## DATA SHOWN:
··········

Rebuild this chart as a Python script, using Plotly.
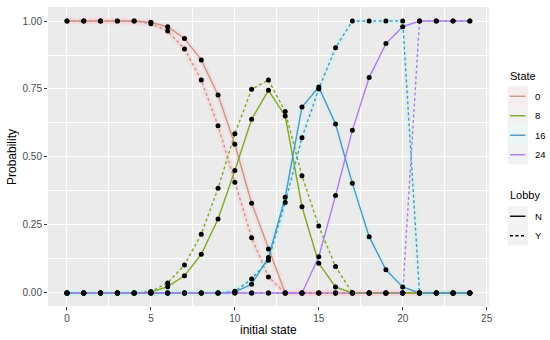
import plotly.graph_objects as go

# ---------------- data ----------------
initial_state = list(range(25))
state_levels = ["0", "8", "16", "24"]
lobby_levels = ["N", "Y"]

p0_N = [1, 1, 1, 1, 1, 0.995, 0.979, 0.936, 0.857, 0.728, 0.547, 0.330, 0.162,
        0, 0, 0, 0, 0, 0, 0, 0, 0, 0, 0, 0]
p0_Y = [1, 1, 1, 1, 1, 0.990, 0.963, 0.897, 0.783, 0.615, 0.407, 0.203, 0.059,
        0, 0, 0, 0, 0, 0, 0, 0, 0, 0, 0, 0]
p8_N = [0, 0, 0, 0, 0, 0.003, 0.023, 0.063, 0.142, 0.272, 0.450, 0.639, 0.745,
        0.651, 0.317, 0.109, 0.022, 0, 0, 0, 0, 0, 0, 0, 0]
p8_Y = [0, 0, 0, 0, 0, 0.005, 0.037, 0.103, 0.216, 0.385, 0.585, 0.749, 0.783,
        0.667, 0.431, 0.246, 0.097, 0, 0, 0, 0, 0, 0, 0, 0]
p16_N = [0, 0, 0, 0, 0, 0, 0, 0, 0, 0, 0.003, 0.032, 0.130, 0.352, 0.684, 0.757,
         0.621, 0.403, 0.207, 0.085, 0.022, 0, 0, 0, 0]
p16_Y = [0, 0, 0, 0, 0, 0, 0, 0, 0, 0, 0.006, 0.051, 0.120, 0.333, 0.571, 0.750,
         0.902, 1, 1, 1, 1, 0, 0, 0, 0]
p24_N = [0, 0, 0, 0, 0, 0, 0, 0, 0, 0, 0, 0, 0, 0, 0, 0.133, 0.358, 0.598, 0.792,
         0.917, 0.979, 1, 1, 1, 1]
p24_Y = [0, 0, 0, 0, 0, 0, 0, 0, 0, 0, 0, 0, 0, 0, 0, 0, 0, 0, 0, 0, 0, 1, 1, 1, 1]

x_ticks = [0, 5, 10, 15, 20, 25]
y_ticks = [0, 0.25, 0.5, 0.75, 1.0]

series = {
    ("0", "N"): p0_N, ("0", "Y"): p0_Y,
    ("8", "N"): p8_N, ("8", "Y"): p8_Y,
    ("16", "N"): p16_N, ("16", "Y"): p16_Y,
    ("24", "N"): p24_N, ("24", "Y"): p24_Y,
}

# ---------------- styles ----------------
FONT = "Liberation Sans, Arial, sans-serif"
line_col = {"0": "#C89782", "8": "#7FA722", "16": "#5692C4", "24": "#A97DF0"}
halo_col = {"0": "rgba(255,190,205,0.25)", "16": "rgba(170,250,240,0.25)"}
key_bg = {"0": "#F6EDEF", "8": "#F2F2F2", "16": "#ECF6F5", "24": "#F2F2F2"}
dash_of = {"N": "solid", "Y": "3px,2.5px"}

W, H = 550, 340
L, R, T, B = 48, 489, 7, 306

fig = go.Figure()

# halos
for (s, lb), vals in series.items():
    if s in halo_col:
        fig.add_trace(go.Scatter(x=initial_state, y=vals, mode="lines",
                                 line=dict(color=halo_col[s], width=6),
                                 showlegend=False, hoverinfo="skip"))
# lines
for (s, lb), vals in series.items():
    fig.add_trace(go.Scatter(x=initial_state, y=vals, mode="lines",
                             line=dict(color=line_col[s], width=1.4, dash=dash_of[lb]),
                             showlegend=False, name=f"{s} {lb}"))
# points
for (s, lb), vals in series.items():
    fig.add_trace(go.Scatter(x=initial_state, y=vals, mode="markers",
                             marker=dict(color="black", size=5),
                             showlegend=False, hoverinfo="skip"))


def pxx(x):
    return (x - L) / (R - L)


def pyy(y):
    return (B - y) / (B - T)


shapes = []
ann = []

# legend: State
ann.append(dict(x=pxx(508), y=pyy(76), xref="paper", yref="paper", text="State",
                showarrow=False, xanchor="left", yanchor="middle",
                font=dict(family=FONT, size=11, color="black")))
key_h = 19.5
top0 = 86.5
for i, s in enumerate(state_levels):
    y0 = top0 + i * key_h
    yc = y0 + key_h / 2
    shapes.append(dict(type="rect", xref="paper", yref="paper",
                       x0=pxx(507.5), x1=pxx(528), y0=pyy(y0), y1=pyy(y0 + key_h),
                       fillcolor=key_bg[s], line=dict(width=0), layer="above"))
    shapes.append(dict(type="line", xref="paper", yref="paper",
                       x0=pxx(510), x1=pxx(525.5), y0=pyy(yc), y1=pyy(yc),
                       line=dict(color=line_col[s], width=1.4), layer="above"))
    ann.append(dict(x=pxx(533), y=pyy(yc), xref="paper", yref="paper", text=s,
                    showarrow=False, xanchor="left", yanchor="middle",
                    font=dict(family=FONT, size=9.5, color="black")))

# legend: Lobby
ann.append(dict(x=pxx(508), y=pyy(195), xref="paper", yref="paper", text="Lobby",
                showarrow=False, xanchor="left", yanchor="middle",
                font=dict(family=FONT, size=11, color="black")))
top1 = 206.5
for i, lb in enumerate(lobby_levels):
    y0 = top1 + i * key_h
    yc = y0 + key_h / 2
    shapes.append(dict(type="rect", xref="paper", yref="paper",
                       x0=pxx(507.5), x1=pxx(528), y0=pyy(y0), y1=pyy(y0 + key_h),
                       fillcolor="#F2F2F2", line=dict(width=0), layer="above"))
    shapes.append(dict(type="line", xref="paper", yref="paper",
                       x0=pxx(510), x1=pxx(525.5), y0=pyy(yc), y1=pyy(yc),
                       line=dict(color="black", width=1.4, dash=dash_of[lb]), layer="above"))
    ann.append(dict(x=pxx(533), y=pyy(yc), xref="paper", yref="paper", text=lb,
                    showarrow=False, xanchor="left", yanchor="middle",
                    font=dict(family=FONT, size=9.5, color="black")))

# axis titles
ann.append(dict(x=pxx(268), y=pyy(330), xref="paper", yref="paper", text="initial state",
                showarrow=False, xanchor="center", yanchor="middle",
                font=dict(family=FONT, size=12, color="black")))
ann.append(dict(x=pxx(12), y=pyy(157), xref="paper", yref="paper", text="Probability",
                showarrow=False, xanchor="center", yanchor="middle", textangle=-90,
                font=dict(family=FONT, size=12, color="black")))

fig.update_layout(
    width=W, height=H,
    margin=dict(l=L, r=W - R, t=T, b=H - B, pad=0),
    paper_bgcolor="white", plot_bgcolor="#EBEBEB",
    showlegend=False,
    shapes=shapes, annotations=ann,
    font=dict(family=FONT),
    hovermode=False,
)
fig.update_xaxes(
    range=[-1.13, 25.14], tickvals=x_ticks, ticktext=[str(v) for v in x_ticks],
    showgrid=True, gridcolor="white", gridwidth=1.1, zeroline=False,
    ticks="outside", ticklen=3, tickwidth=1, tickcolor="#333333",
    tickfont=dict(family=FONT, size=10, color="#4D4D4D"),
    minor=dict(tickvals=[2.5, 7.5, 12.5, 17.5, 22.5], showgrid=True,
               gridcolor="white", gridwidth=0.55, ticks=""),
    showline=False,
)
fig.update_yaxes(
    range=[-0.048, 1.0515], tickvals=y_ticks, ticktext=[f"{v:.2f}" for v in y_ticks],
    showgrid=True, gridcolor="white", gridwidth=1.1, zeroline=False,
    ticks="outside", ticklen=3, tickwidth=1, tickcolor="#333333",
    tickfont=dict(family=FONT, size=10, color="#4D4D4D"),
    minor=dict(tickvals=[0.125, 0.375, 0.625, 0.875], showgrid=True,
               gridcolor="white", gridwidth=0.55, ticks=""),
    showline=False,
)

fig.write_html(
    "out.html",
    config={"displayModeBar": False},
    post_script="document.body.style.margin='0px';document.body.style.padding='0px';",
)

··········

## WORK TO BE COMPLETED:
Repeat the listing verbatim. Skip the pictures.

## EXERCISE ANSWER:
Rebuild this chart as a Python script, using Plotly.
import plotly.graph_objects as go

# ---------------- data ----------------
initial_state = list(range(25))
state_levels = ["0", "8", "16", "24"]
lobby_levels = ["N", "Y"]

p0_N = [1, 1, 1, 1, 1, 0.995, 0.979, 0.936, 0.857, 0.728, 0.547, 0.330, 0.162,
        0, 0, 0, 0, 0, 0, 0, 0, 0, 0, 0, 0]
p0_Y = [1, 1, 1, 1, 1, 0.990, 0.963, 0.897, 0.783, 0.615, 0.407, 0.203, 0.059,
        0, 0, 0, 0, 0, 0, 0, 0, 0, 0, 0, 0]
p8_N = [0, 0, 0, 0, 0, 0.003, 0.023, 0.063, 0.142, 0.272, 0.450, 0.639, 0.745,
        0.651, 0.317, 0.109, 0.022, 0, 0, 0, 0, 0, 0, 0, 0]
p8_Y = [0, 0, 0, 0, 0, 0.005, 0.037, 0.103, 0.216, 0.385, 0.585, 0.749, 0.783,
        0.667, 0.431, 0.246, 0.097, 0, 0, 0, 0, 0, 0, 0, 0]
p16_N = [0, 0, 0, 0, 0, 0, 0, 0, 0, 0, 0.003, 0.032, 0.130, 0.352, 0.684, 0.757,
         0.621, 0.403, 0.207, 0.085, 0.022, 0, 0, 0, 0]
p16_Y = [0, 0, 0, 0, 0, 0, 0, 0, 0, 0, 0.006, 0.051, 0.120, 0.333, 0.571, 0.750,
         0.902, 1, 1, 1, 1, 0, 0, 0, 0]
p24_N = [0, 0, 0, 0, 0, 0, 0, 0, 0, 0, 0, 0, 0, 0, 0, 0.133, 0.358, 0.598, 0.792,
         0.917, 0.979, 1, 1, 1, 1]
p24_Y = [0, 0, 0, 0, 0, 0, 0, 0, 0, 0, 0, 0, 0, 0, 0, 0, 0, 0, 0, 0, 0, 1, 1, 1, 1]

x_ticks = [0, 5, 10, 15, 20, 25]
y_ticks = [0, 0.25, 0.5, 0.75, 1.0]

series = {
    ("0", "N"): p0_N, ("0", "Y"): p0_Y,
    ("8", "N"): p8_N, ("8", "Y"): p8_Y,
    ("16", "N"): p16_N, ("16", "Y"): p16_Y,
    ("24", "N"): p24_N, ("24", "Y"): p24_Y,
}

# ---------------- styles ----------------
FONT = "Liberation Sans, Arial, sans-serif"
line_col = {"0": "#C89782", "8": "#7FA722", "16": "#5692C4", "24": "#A97DF0"}
halo_col = {"0": "rgba(255,190,205,0.25)", "16": "rgba(170,250,240,0.25)"}
key_bg = {"0": "#F6EDEF", "8": "#F2F2F2", "16": "#ECF6F5", "24": "#F2F2F2"}
dash_of = {"N": "solid", "Y": "3px,2.5px"}

W, H = 550, 340
L, R, T, B = 48, 489, 7, 306

fig = go.Figure()

# halos
for (s, lb), vals in series.items():
    if s in halo_col:
        fig.add_trace(go.Scatter(x=initial_state, y=vals, mode="lines",
                                 line=dict(color=halo_col[s], width=6),
                                 showlegend=False, hoverinfo="skip"))
# lines
for (s, lb), vals in series.items():
    fig.add_trace(go.Scatter(x=initial_state, y=vals, mode="lines",
                             line=dict(color=line_col[s], width=1.4, dash=dash_of[lb]),
                             showlegend=False, name=f"{s} {lb}"))
# points
for (s, lb), vals in series.items():
    fig.add_trace(go.Scatter(x=initial_state, y=vals, mode="markers",
                             marker=dict(color="black", size=5),
                             showlegend=False, hoverinfo="skip"))


def pxx(x):
    return (x - L) / (R - L)


def pyy(y):
    return (B - y) / (B - T)


shapes = []
ann = []

# legend: State
ann.append(dict(x=pxx(508), y=pyy(76), xref="paper", yref="paper", text="State",
                showarrow=False, xanchor="left", yanchor="middle",
                font=dict(family=FONT, size=11, color="black")))
key_h = 19.5
top0 = 86.5
for i, s in enumerate(state_levels):
    y0 = top0 + i * key_h
    yc = y0 + key_h / 2
    shapes.append(dict(type="rect", xref="paper", yref="paper",
                       x0=pxx(507.5), x1=pxx(528), y0=pyy(y0), y1=pyy(y0 + key_h),
                       fillcolor=key_bg[s], line=dict(width=0), layer="above"))
    shapes.append(dict(type="line", xref="paper", yref="paper",
                       x0=pxx(510), x1=pxx(525.5), y0=pyy(yc), y1=pyy(yc),
                       line=dict(color=line_col[s], width=1.4), layer="above"))
    ann.append(dict(x=pxx(533), y=pyy(yc), xref="paper", yref="paper", text=s,
                    showarrow=False, xanchor="left", yanchor="middle",
                    font=dict(family=FONT, size=9.5, color="black")))

# legend: Lobby
ann.append(dict(x=pxx(508), y=pyy(195), xref="paper", yref="paper", text="Lobby",
                showarrow=False, xanchor="left", yanchor="middle",
                font=dict(family=FONT, size=11, color="black")))
top1 = 206.5
for i, lb in enumerate(lobby_levels):
    y0 = top1 + i * key_h
    yc = y0 + key_h / 2
    shapes.append(dict(type="rect", xref="paper", yref="paper",
                       x0=pxx(507.5), x1=pxx(528), y0=pyy(y0), y1=pyy(y0 + key_h),
                       fillcolor="#F2F2F2", line=dict(width=0), layer="above"))
    shapes.append(dict(type="line", xref="paper", yref="paper",
                       x0=pxx(510), x1=pxx(525.5), y0=pyy(yc), y1=pyy(yc),
                       line=dict(color="black", width=1.4, dash=dash_of[lb]), layer="above"))
    ann.append(dict(x=pxx(533), y=pyy(yc), xref="paper", yref="paper", text=lb,
                    showarrow=False, xanchor="left", yanchor="middle",
                    font=dict(family=FONT, size=9.5, color="black")))

# axis titles
ann.append(dict(x=pxx(268), y=pyy(330), xref="paper", yref="paper", text="initial state",
                showarrow=False, xanchor="center", yanchor="middle",
                font=dict(family=FONT, size=12, color="black")))
ann.append(dict(x=pxx(12), y=pyy(157), xref="paper", yref="paper", text="Probability",
                showarrow=False, xanchor="center", yanchor="middle", textangle=-90,
                font=dict(family=FONT, size=12, color="black")))

fig.update_layout(
    width=W, height=H,
    margin=dict(l=L, r=W - R, t=T, b=H - B, pad=0),
    paper_bgcolor="white", plot_bgcolor="#EBEBEB",
    showlegend=False,
    shapes=shapes, annotations=ann,
    font=dict(family=FONT),
    hovermode=False,
)
fig.update_xaxes(
    range=[-1.13, 25.14], tickvals=x_ticks, ticktext=[str(v) for v in x_ticks],
    showgrid=True, gridcolor="white", gridwidth=1.1, zeroline=False,
    ticks="outside", ticklen=3, tickwidth=1, tickcolor="#333333",
    tickfont=dict(family=FONT, size=10, color="#4D4D4D"),
    minor=dict(tickvals=[2.5, 7.5, 12.5, 17.5, 22.5], showgrid=True,
               gridcolor="white", gridwidth=0.55, ticks=""),
    showline=False,
)
fig.update_yaxes(
    range=[-0.048, 1.0515], tickvals=y_ticks, ticktext=[f"{v:.2f}" for v in y_ticks],
    showgrid=True, gridcolor="white", gridwidth=1.1, zeroline=False,
    ticks="outside", ticklen=3, tickwidth=1, tickcolor="#333333",
    tickfont=dict(family=FONT, size=10, color="#4D4D4D"),
    minor=dict(tickvals=[0.125, 0.375, 0.625, 0.875], showgrid=True,
               gridcolor="white", gridwidth=0.55, ticks=""),
    showline=False,
)

fig.write_html(
    "out.html",
    config={"displayModeBar": False},
    post_script="document.body.style.margin='0px';document.body.style.padding='0px';",
)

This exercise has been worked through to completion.